Wednesday, 17 November 2010

Scrap Book

Jules Guerin, The Sphinx, 1908
(illustration from Robert Hitchens, Egypt and its Monuments)

In the main, I try to restrict the images on this blog to my own photographs. Copyright and "intellectual property" theft is a serious issue, and too many people on the Web take the view that stealing and republishing other people's images or words is not really wrong. Oh, yes it is.

Proper acknowledgment softens the blow, but using someone else's work without their permission is theft, pure and simple. Every harmless blogger who believes "content wants to be free" simply emboldens those giant corporations (naming no names) which would love to take our "content" for nothing, and then exploit it for massive financial gain. Content may want to be free, but content providers want to eat.

Having said that (ahem) I do keep a digital scrapbook of images that take my fancy, in the same way that people have always done a literal "cut and paste" job with bits of magazines and ephemera. It's one of the best ways of refining your own eye, and also of remembering things, which is more important to the eye-refining process than people think. Just as a diary can remind you of who you were and what you used to think, a scrapbook reminds you of what has pleased or intrigued your eyes. Memory is intrinsic to learning.

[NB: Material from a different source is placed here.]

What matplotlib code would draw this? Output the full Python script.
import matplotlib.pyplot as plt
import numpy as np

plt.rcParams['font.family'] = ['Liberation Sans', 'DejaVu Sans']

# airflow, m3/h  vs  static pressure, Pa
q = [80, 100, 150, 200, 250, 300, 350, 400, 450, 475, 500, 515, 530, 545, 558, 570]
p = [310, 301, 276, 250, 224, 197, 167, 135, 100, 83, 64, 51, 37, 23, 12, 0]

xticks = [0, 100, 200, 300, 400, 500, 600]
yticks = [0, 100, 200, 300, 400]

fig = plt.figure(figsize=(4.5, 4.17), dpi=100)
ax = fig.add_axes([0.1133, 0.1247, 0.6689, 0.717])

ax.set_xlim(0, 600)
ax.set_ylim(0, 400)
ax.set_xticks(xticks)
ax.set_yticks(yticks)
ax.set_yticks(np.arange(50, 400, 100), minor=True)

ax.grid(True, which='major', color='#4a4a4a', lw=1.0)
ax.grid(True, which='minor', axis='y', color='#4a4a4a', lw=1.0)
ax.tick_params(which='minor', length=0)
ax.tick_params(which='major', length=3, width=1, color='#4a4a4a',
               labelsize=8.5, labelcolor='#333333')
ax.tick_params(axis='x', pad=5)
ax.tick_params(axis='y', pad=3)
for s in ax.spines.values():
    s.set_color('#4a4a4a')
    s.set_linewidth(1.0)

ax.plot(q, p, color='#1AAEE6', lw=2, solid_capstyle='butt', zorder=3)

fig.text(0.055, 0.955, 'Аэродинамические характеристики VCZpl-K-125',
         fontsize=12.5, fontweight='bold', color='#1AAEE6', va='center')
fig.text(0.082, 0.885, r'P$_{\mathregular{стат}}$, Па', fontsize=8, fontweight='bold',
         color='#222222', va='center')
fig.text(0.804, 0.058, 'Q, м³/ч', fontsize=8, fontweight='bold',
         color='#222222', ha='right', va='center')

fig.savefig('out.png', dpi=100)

Ernest Ashton, Evening at the Pyramids
photogravure, 1897

Of course, kids these days rarely have to learn anything, in the true sense of committing complex and difficult things to memory. Us over 50s had to learn "by heart" whole poems and dramatic speeches, conjugations and declensions, multiplication tables, mathematical proofs, geographical names, etc., etc. Getting these into your head, where they would form the rich raw material of intelligence, was once a large part of the schooling process.

Indeed, before the advent of cheap printed books, the ability to memorize improbably vast chunks of information was the chief skill of the scholar. No longer. We've let ourselves off the hook of rote learning -- no more tears, no more boredom! -- but the analgesic gain will never balance the mnemonic loss. Wikipedia is not there when you sleep. You know how your phone battery fails if it's not repeatedly emptied and fully recharged? That's your brain, that is. Harumph.

Anyway. For a change, all these images are from my digital scrap book. If I have infringed anyone's copyright, do let me know.

A Kodak No. 1 circular image, Sphinx and Pyramids

The Nebra Sky Disk

A Christmas Ghost


Julia said...

"Wikipedia is not there when you sleep" !!

I had never thought the memory issue this way. Is something like the diminished of our unconsciousness ... I'll begin a scrapbook right NOW and I'll learn more poems by heart

My first time here. I'll come back :-)

Mike C. said...

Hi, Julia, you're very welcome -- and I'm glad someone spotted that Wikipedia sentence, I was quite pleased with the thought...

The bad news is that you start to forget things in a radical but untidy way after 50 -- I can't even remember how many declensions there are in Latin, now!

The poet Ted Hughes was convinced of the value of learning by heart -- see his anthology "By Heart: 101 Poems to Remember" (Faber, 1997).


Bronislaus Janulis said...

Interesting thoughts, Mike. Enough so, that I've linked to this post from my blog.

The Wiki line is very good.


Frank Harkin said...


I bought Ted Hughes anthology because I was convinced he was right. But that age 50 thing is getting to me too. But I still have it - better go find it.

Mike C. said...

Thanks, Bron -- must be my day for links, I've just discovered a major blip in traffic caused by a link from the "Language Hat" blog (no relation).

Well, if it's really kicked in, Frank, it'll be quicker to buy a new one -- you'll never remember where you put it ... Come to think of it, did you *really* buy one, or just think about it?


Dave Leeke said...

Hmmn, a lot of food for thought here, Mike. I must admit to being a bit lazy recently and using "found images" in recent blogs (eg the Red Hart pub sign as I was writing about that very establishment). In the past I've usually used my own photos (well, snaps really!) to illustrate my blogs. I guess I'll have to think more carefully and start using the camera more.

Damn, I thought getting older meant things would be easier . . .

Frank Harkin said...


I did buy it and what's more I have found it. Though being a Derry man I was disappointed that there was only one Seamus Heaney - The Shunk. Maybe it's not everything you forget - just those things that have less meaning for you.

Bronislaus Janulis said...

Well, as has been mentioned elsewhere, I'm sure I boosted your "hits" by the mid ones.